Security, resilience, and supply chain risk are recurring points of debate. Some observers emphasize the importance of diversification in vendor ecosystems to avoid dependency on a small set of suppliers. They argue that a healthy mix supports national and regional security goals without sacrificing the benefits of standardization. Others stress that wait times for certification and conformance can slow down deployment, especially in rural or developing markets where capital discipline is tight.
Patents and IPR (intellectual property rights) associated with essential technologies are another focal area. The FRAND framework seeks to ensure access to essential patents on fair terms, but the real-world licensing landscape can become complex. Advocates note that clear licensing rules reduce the risk of expensive litigation and create a more predictable investment climate. Critics may claim that enforcement can still favor larger players, though proponents argue that a well-regulated licensing regime protects competition and consumer interests.

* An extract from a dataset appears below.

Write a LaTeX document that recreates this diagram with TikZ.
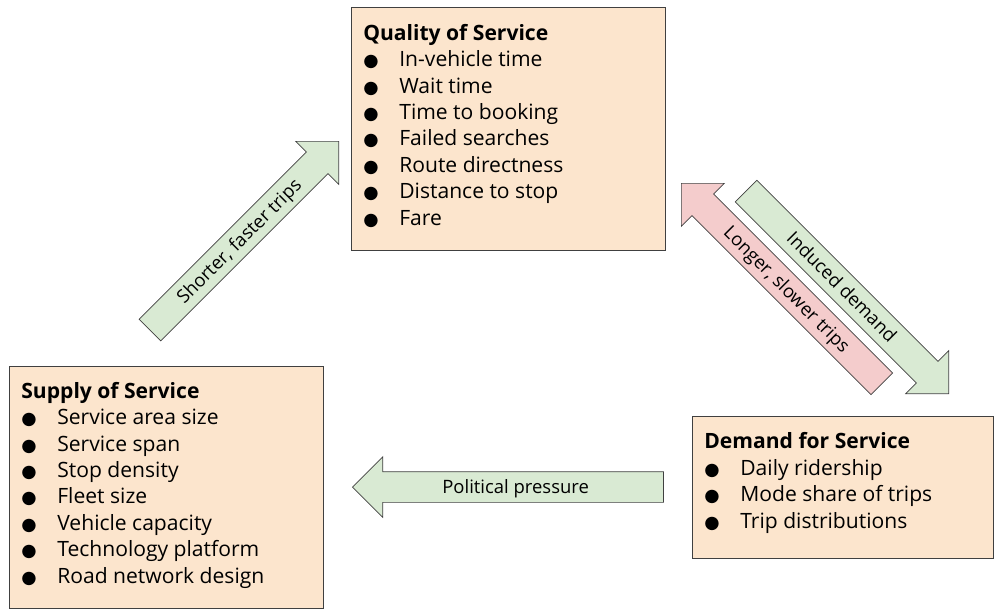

Debates about the pace and breadth of 5G-related features often reflect broader policy tensions. Some critics argue for more aggressive deployment of high-band spectrum and more rapid standard expansion to support next-generation services. Supporters of a measured approach emphasize the need for robust testing, security hardening, and compatibility with a wide array of devices and networks. In this light, the right approach is one that aligns private sector incentives with the public interest: broad access to reliable connectivity, without compromising security or stifling innovation through overbearing regulation. See FRAND, Conformance testing, and IPR for related discussions.
Global adoption and competition
3GPP Releases have enabled a globally interoperable ecosystem that allows devices and networks to cross borders with predictable behavior. The global nature of the standard accelerates scale, reduces fragmentation, and lowers costs for operators and users. However, adoption is not uniform. Different regulatory environments, spectrum auctions, and infrastructure maturity mean that some regions advance faster in rolling out new Releases than others. In many markets, the ability to source equipment from multiple vendors is seen as a key competitive advantage, supporting resilience and price discipline. See GSM, LTE, and NR for related regional and technology context.
The evolving landscape also interacts with geopolitical and commercial trends. While standards bodies like 3GPP remain technically focused, national policies on security, data governance, and supply chain diversification influence which vendors are trusted partners for nationwide rollouts. The outcome is a telecom environment in which openness and competition are rewarded, but with prudent safeguards that reduce risk to critical communications infrastructure.